Firstly, note that this is not a duplicate of Acid in Imine Formation. Clayden, Warren, & Greeves (2012) states explicitly on p. 231 that imine formation requires acid catalysis, and that the reaction takes place optimally under slightly acidic conditions, close to neutrality. This makes sense as we need to form the $$\ce {-OH2^+}$$ allowing water to leave. However, if we look at this list of literature, we would observe that most of the imine formation reactions do not necessarily require acidic conditions and some even take place under solely basic conditions. How do we explain this?

Reference

Clayden, J., Greeves, N., & Warren, S. (2012). Organic Chemistry (2nd ed.). New York : Oxford University Press Inc.

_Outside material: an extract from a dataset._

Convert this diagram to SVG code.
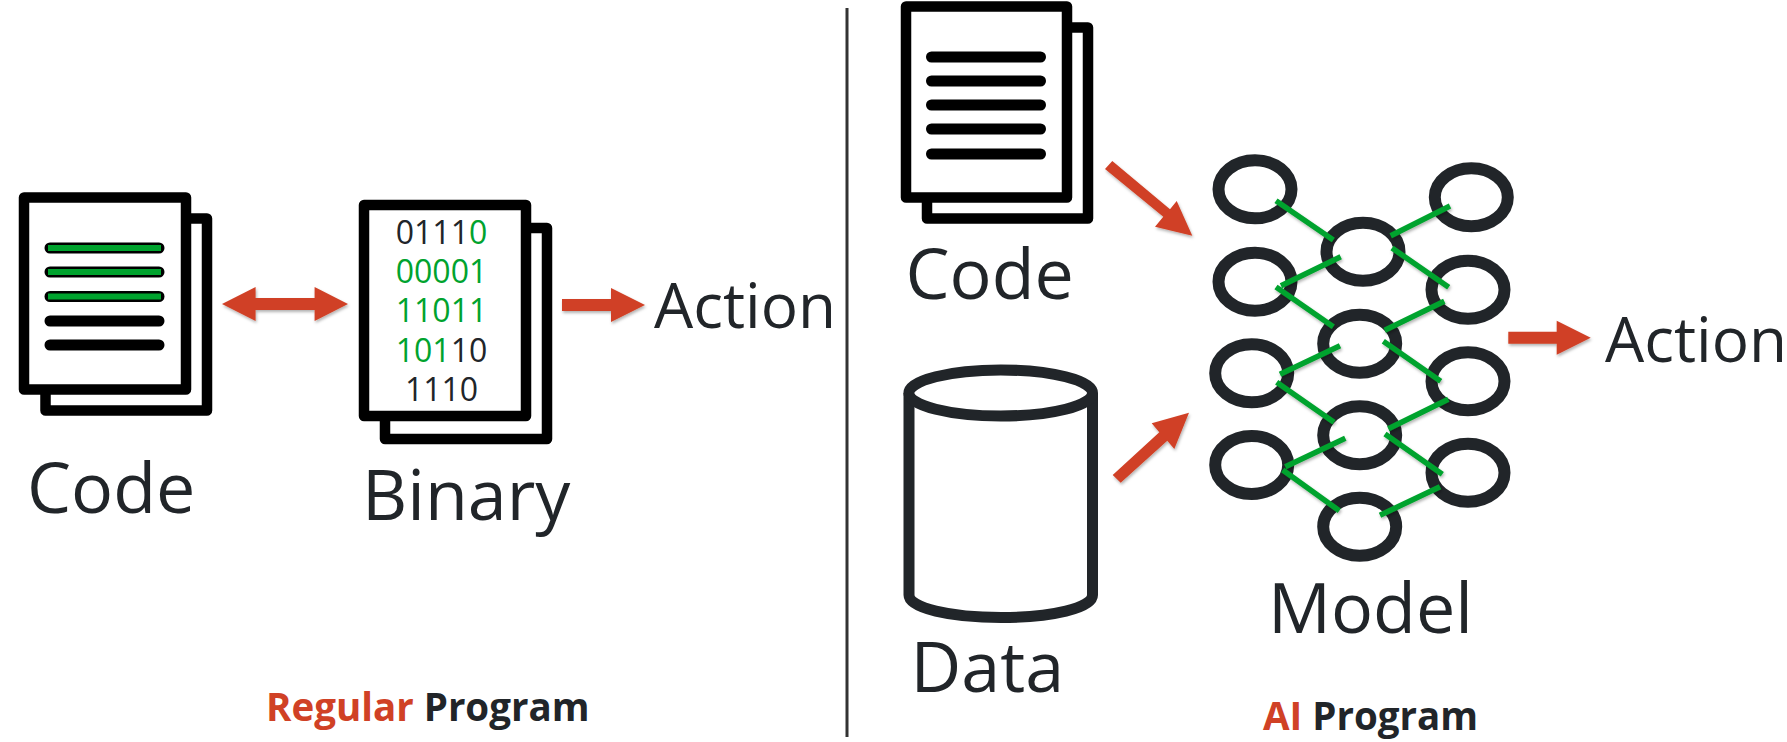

• Most of the imine formation reactions do not start from an aldehyde and an amine. Furthermore, I believe that ‘if we look at this list of literature’ almost immediately constitutes a too broad question because each case is slightly different but I’m willing to leave it open. – Jan Dec 6 '18 at 17:07
• @Jan The point I am trying to make from the reference to the list of literature is that acid catalysis is not a necessary condition for the reaction. I do not wish to discuss each particular case of the reaction mentioned in the list. – Tan Yong Boon Dec 6 '18 at 17:09
• But in most of those cases involving carbonyls and amines, I can boil it down to ‘X supplies the acidic proton’ or ‘harsh conditions cause higher proton mobility’. – Jan Dec 6 '18 at 17:10

Most reactions that you referenced use acidic catalysis, though sometimes it isn't immediately apparent because they use solid catalyst such as molecular sieves a.k.a. H-form zeolites. A few use Lewis acids, such as $$\ce{Ti(OEt)4}$$. They still count as acids.